V / ch 29.15-23 / Curses on the lying false prophets
1/ vv 15-19 / Jeremiah’s letter from Yahweh continues as Yahweh now directs His judgments personally and more specifically toward the lying false prophets. These false prophets were exiles themselves and were working to establish their standing and exert their deceptive influence among the other exiles. Because you have said, “Yahweh has raised up prophets for us in Babylon.” These false prophets in Babylon were actually sending messages back to Jerusalem and those who hadn’t yet been deported to Babylon, telling them that the prophesied judgments from Yahweh through Jeremiah would not be happening. Yahweh simply says: Oh, yes, it will!

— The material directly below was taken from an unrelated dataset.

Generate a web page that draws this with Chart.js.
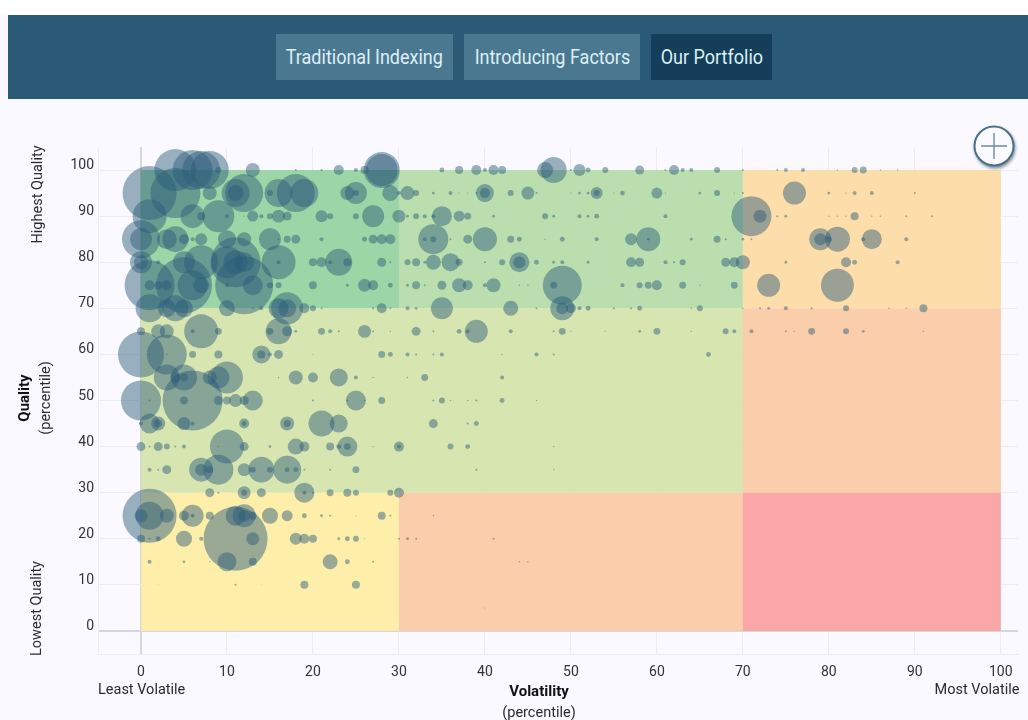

2/ vv 20-23 / There were two lying false prophets in particular: Ahab and Zedekiah [different than the kings by the same names]. They were blaspheming Yahweh by claiming to be sent by Him and speaking in His Name. Yahweh pronounces curses and judgments on them by warning the exiles not to believe them. He had not sent them, and they were not speaking His words. Yahweh foretells their fellow exiles that He will demonstrate His sovereignty, the Holiness of His Name, and the veracity of His Word by having Nebuchadnezzar execute them by burning them alive [‘roasted in the fire,’ v 22] for daring to prophesy lies in His Name / see Deuteronomy 18.20-22. If the people will not put them to death, Yahweh will have Nebuchadnezzar do it. Whereas this Ahab and Zedekiah aspired to make names and reputations for themselves as Yahweh’s true prophets and His spokesmen to the people, Yahweh denounces them and says instead their names will go down in history as illustrious curses: “Because of them this curse shall be used by all the exiles from Judah in Babylon: ‘The LORD make you like Zedekiah and Ahab, whom the king of Babylon roasted in the fire,’ 23 because they have done an outrageous thing in Israel, they have committed adultery with their neighbors’ wives, and they have spoken in my Name lying words that I did not command them. I am the One who knows, and I am witness, declares the LORD.”